◆ **Given exercise**
Return all the entries exactly, keeping pictures out.

◆ **Data provided**
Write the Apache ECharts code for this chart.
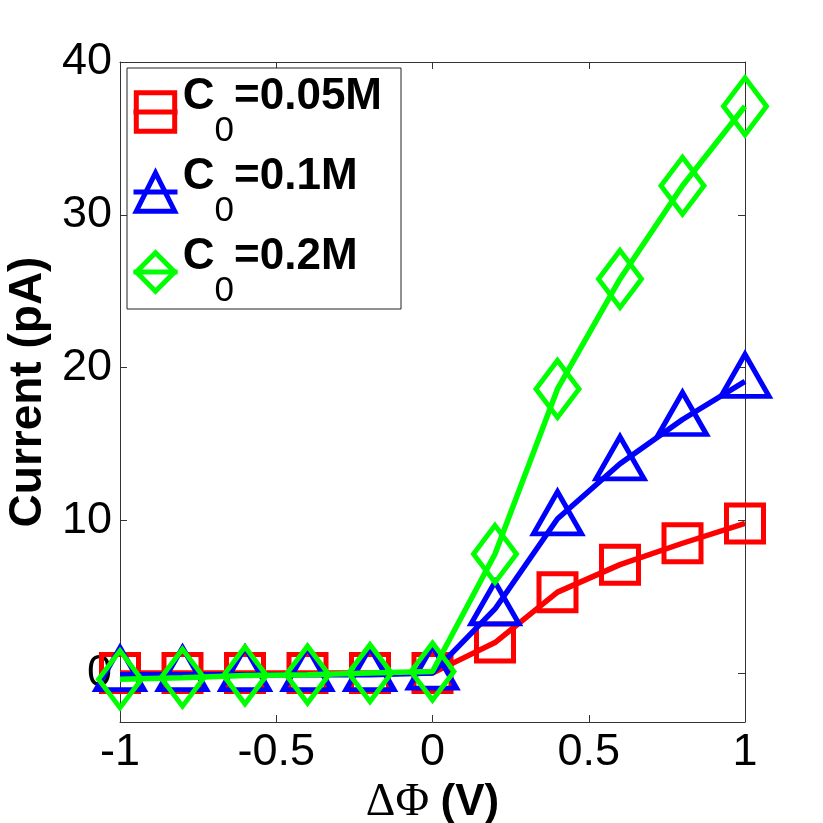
<!DOCTYPE html>
<html><head><meta charset="utf-8">
<script src="https://cdn.jsdelivr.net/npm/echarts@6/dist/echarts.min.js"></script>
<style>html,body{margin:0;padding:0;background:#fff}#c{width:823px;height:823px}</style>
</head><body><div id="c"></div>
<script>
// ---- data ----
const xValues = [-1, -0.8, -0.6, -0.4, -0.2, 0, 0.2, 0.4, 0.6, 0.8, 1];
const current005 = [0.0, 0.0, 0.0, 0.0, 0.0, 0.0, 2.0, 5.3, 7.1, 8.5, 9.8];
const current01  = [-0.1, -0.1, -0.1, -0.1, -0.1, 0.0, 4.2, 10.1, 13.7, 16.6, 19.1];
const current02  = [-0.4, -0.3, -0.15, -0.1, 0.0, 0.1, 7.8, 18.6, 25.8, 31.9, 37.1];
const concentrations = ['0.05M', '0.1M', '0.2M'];
const xTickValues = [-1, -0.5, 0, 0.5, 1];
const yTickValues = [0, 10, 20, 30, 40];

const chart = echarts.init(document.getElementById('c'));
const FONT = 'Liberation Sans, Arial, sans-serif';
const axisColor = '#333';

function pts(arr) { return xValues.map((x, i) => [x, arr[i]]); }

const styles = [
  { color: '#ff0000', symbol: 'rect', size: [37, 37], offset: [0, 0] },
  { color: '#0000ff', symbol: 'triangle', size: [48, 42], offset: [0, -6] },
  { color: '#00ff00', symbol: 'diamond', size: [43, 57], offset: [0, 0] }
];
const allData = [current005, current01, current02];

const series = allData.map((arr, i) => ({
  type: 'line',
  name: concentrations[i],
  data: pts(arr),
  symbol: styles[i].symbol,
  symbolSize: styles[i].size,
  symbolOffset: styles[i].offset,
  showAllSymbol: true,
  clip: false,
  z: 2 + i,
  itemStyle: { color: 'rgba(0,0,0,0)', borderColor: styles[i].color, borderWidth: 5 },
  lineStyle: { color: styles[i].color, width: 5.5 },
  emphasis: { disabled: true },
  animation: false
}));

const tickCommon = { show: true, inside: true, length: 7, lineStyle: { color: axisColor, width: 1 } };

chart.setOption({
  animation: false,
  backgroundColor: '#fff',
  grid: { left: 120, right: 78, top: 62, bottom: 101, containLabel: false, outerBoundsMode: 'none' },
  legend: {
    orient: 'vertical',
    left: 127, top: 68,
    padding: [7, 19, 0, 4],
    itemGap: 6,
    itemWidth: 44,
    itemHeight: 48,
    borderColor: '#222',
    borderWidth: 1,
    backgroundColor: '#fff',
    selectedMode: false,
    itemStyle: { borderWidth: 5 },
    lineStyle: { width: 5 },
    data: concentrations,
    formatter: name => '{z| }{m|C}{s|0}{m|=' + name + '}',
    textStyle: {
      color: '#000',
      rich: {
        z: { fontSize: 1, lineHeight: 74 },
        m: { fontFamily: FONT, fontWeight: 'bold', fontSize: 44, lineHeight: 53, verticalAlign: 'top', color: '#000' },
        s: { fontFamily: FONT, fontWeight: 'normal', fontSize: 35, lineHeight: 50, verticalAlign: 'bottom', color: '#000' }
      }
    }
  },
  xAxis: [{
    type: 'value', min: -1, max: 1, interval: 0.5, position: 'bottom',
    axisLine: { show: true, onZero: false, lineStyle: { color: axisColor, width: 1 } },
    axisTick: tickCommon,
    splitLine: { show: false },
    axisLabel: { fontFamily: FONT, fontSize: 45, color: '#000', margin: 8, formatter: v => String(v) },
    name: '{a|ΔΦ }{b|(V)}',
    nameLocation: 'middle',
    nameGap: 50,
    nameTextStyle: {
      rich: {
        a: { fontFamily: 'Liberation Serif, Times New Roman, serif', fontSize: 46, color: '#000' },
        b: { fontFamily: FONT, fontWeight: 'bold', fontSize: 44, color: '#000' }
      }
    }
  }, {
    type: 'value', min: -1, max: 1, interval: 0.5, position: 'top',
    axisLine: { show: true, onZero: false, lineStyle: { color: axisColor, width: 1 } },
    axisTick: tickCommon,
    axisLabel: { show: false },
    splitLine: { show: false }
  }],
  yAxis: [{
    type: 'value', min: -3.2, max: 40, position: 'left',
    axisLine: { show: true, onZero: false, lineStyle: { color: axisColor, width: 1 } },
    axisTick: Object.assign({}, tickCommon, { customValues: yTickValues }),
    axisLabel: { fontFamily: FONT, fontSize: 45, color: '#000', margin: 8, customValues: yTickValues },
    splitLine: { show: false },
    name: 'Current (pA)',
    nameLocation: 'middle',
    nameGap: 58,
    nameTextStyle: { fontFamily: FONT, fontWeight: 'bold', fontSize: 46, color: '#000' }
  }, {
    type: 'value', min: -3.2, max: 40, position: 'right',
    axisLine: { show: true, onZero: false, lineStyle: { color: axisColor, width: 1 } },
    axisTick: Object.assign({}, tickCommon, { customValues: yTickValues }),
    axisLabel: { show: false, customValues: yTickValues },
    splitLine: { show: false }
  }],
  series: series
});
</script></body></html>
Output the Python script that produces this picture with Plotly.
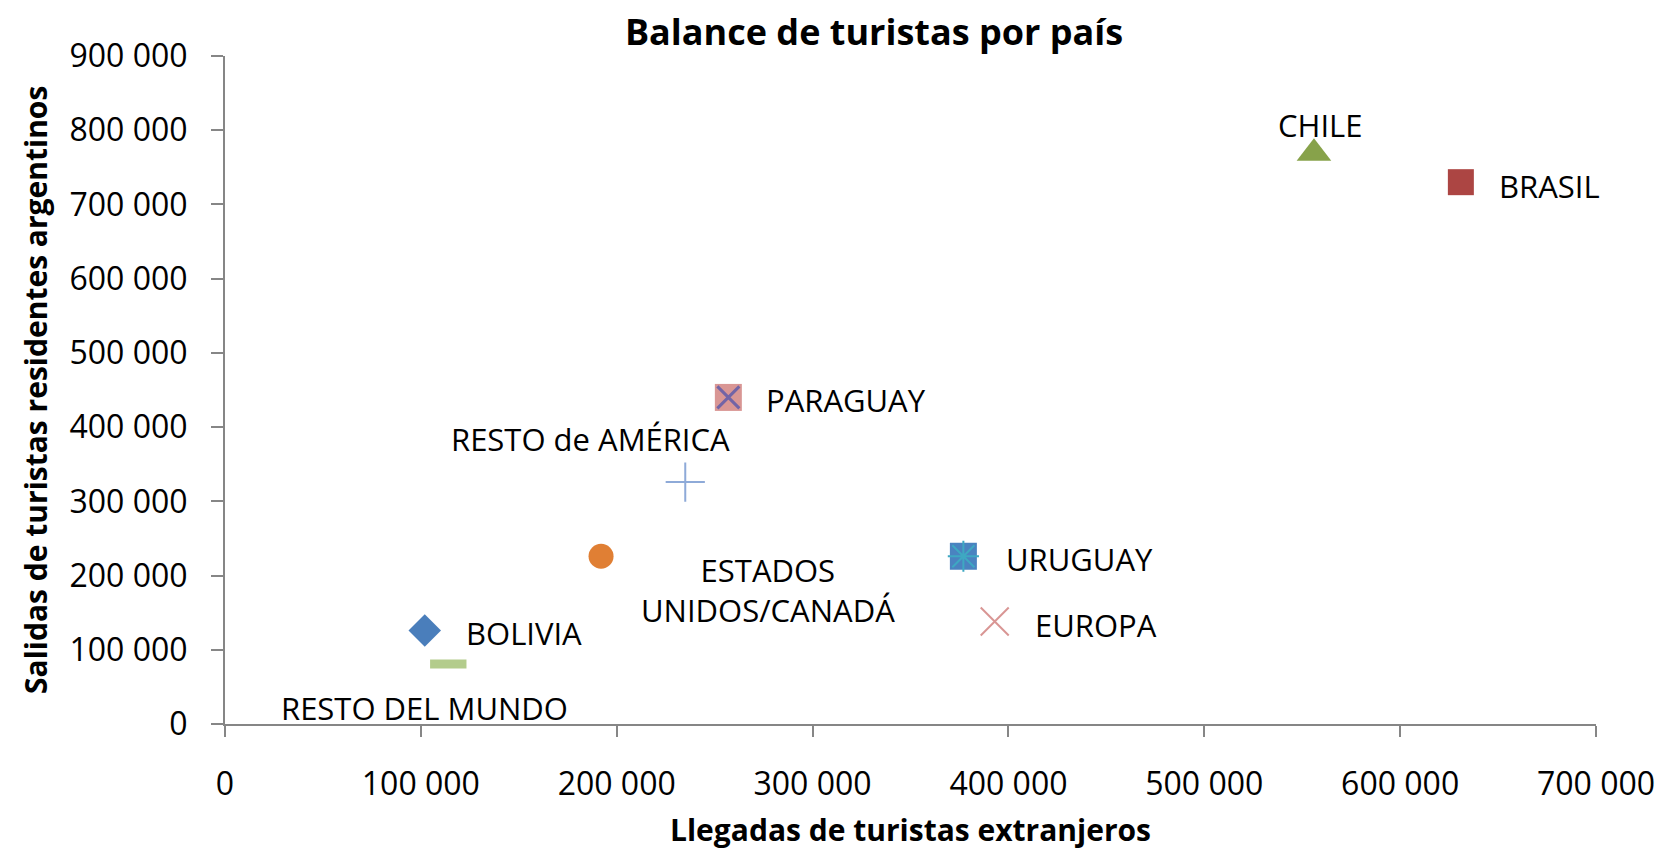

◆ **In response**
Write the Apache ECharts code for this chart.
<!DOCTYPE html>
<html><head><meta charset="utf-8">
<script src="https://cdn.jsdelivr.net/npm/echarts@6/dist/echarts.min.js"></script>
<style>html,body{margin:0;padding:0;background:#fff}#c{width:823px;height:823px}</style>
</head><body><div id="c"></div>
<script>
// ---- data ----
const xValues = [-1, -0.8, -0.6, -0.4, -0.2, 0, 0.2, 0.4, 0.6, 0.8, 1];
const current005 = [0.0, 0.0, 0.0, 0.0, 0.0, 0.0, 2.0, 5.3, 7.1, 8.5, 9.8];
const current01  = [-0.1, -0.1, -0.1, -0.1, -0.1, 0.0, 4.2, 10.1, 13.7, 16.6, 19.1];
const current02  = [-0.4, -0.3, -0.15, -0.1, 0.0, 0.1, 7.8, 18.6, 25.8, 31.9, 37.1];
const concentrations = ['0.05M', '0.1M', '0.2M'];
const xTickValues = [-1, -0.5, 0, 0.5, 1];
const yTickValues = [0, 10, 20, 30, 40];

const chart = echarts.init(document.getElementById('c'));
const FONT = 'Liberation Sans, Arial, sans-serif';
const axisColor = '#333';

function pts(arr) { return xValues.map((x, i) => [x, arr[i]]); }

const styles = [
  { color: '#ff0000', symbol: 'rect', size: [37, 37], offset: [0, 0] },
  { color: '#0000ff', symbol: 'triangle', size: [48, 42], offset: [0, -6] },
  { color: '#00ff00', symbol: 'diamond', size: [43, 57], offset: [0, 0] }
];
const allData = [current005, current01, current02];

const series = allData.map((arr, i) => ({
  type: 'line',
  name: concentrations[i],
  data: pts(arr),
  symbol: styles[i].symbol,
  symbolSize: styles[i].size,
  symbolOffset: styles[i].offset,
  showAllSymbol: true,
  clip: false,
  z: 2 + i,
  itemStyle: { color: 'rgba(0,0,0,0)', borderColor: styles[i].color, borderWidth: 5 },
  lineStyle: { color: styles[i].color, width: 5.5 },
  emphasis: { disabled: true },
  animation: false
}));

const tickCommon = { show: true, inside: true, length: 7, lineStyle: { color: axisColor, width: 1 } };

chart.setOption({
  animation: false,
  backgroundColor: '#fff',
  grid: { left: 120, right: 78, top: 62, bottom: 101, containLabel: false, outerBoundsMode: 'none' },
  legend: {
    orient: 'vertical',
    left: 127, top: 68,
    padding: [7, 19, 0, 4],
    itemGap: 6,
    itemWidth: 44,
    itemHeight: 48,
    borderColor: '#222',
    borderWidth: 1,
    backgroundColor: '#fff',
    selectedMode: false,
    itemStyle: { borderWidth: 5 },
    lineStyle: { width: 5 },
    data: concentrations,
    formatter: name => '{z| }{m|C}{s|0}{m|=' + name + '}',
    textStyle: {
      color: '#000',
      rich: {
        z: { fontSize: 1, lineHeight: 74 },
        m: { fontFamily: FONT, fontWeight: 'bold', fontSize: 44, lineHeight: 53, verticalAlign: 'top', color: '#000' },
        s: { fontFamily: FONT, fontWeight: 'normal', fontSize: 35, lineHeight: 50, verticalAlign: 'bottom', color: '#000' }
      }
    }
  },
  xAxis: [{
    type: 'value', min: -1, max: 1, interval: 0.5, position: 'bottom',
    axisLine: { show: true, onZero: false, lineStyle: { color: axisColor, width: 1 } },
    axisTick: tickCommon,
    splitLine: { show: false },
    axisLabel: { fontFamily: FONT, fontSize: 45, color: '#000', margin: 8, formatter: v => String(v) },
    name: '{a|ΔΦ }{b|(V)}',
    nameLocation: 'middle',
    nameGap: 50,
    nameTextStyle: {
      rich: {
        a: { fontFamily: 'Liberation Serif, Times New Roman, serif', fontSize: 46, color: '#000' },
        b: { fontFamily: FONT, fontWeight: 'bold', fontSize: 44, color: '#000' }
      }
    }
  }, {
    type: 'value', min: -1, max: 1, interval: 0.5, position: 'top',
    axisLine: { show: true, onZero: false, lineStyle: { color: axisColor, width: 1 } },
    axisTick: tickCommon,
    axisLabel: { show: false },
    splitLine: { show: false }
  }],
  yAxis: [{
    type: 'value', min: -3.2, max: 40, position: 'left',
    axisLine: { show: true, onZero: false, lineStyle: { color: axisColor, width: 1 } },
    axisTick: Object.assign({}, tickCommon, { customValues: yTickValues }),
    axisLabel: { fontFamily: FONT, fontSize: 45, color: '#000', margin: 8, customValues: yTickValues },
    splitLine: { show: false },
    name: 'Current (pA)',
    nameLocation: 'middle',
    nameGap: 58,
    nameTextStyle: { fontFamily: FONT, fontWeight: 'bold', fontSize: 46, color: '#000' }
  }, {
    type: 'value', min: -3.2, max: 40, position: 'right',
    axisLine: { show: true, onZero: false, lineStyle: { color: axisColor, width: 1 } },
    axisTick: Object.assign({}, tickCommon, { customValues: yTickValues }),
    axisLabel: { show: false, customValues: yTickValues },
    splitLine: { show: false }
  }],
  series: series
});
</script></body></html>
Output the Python script that produces this picture with Plotly.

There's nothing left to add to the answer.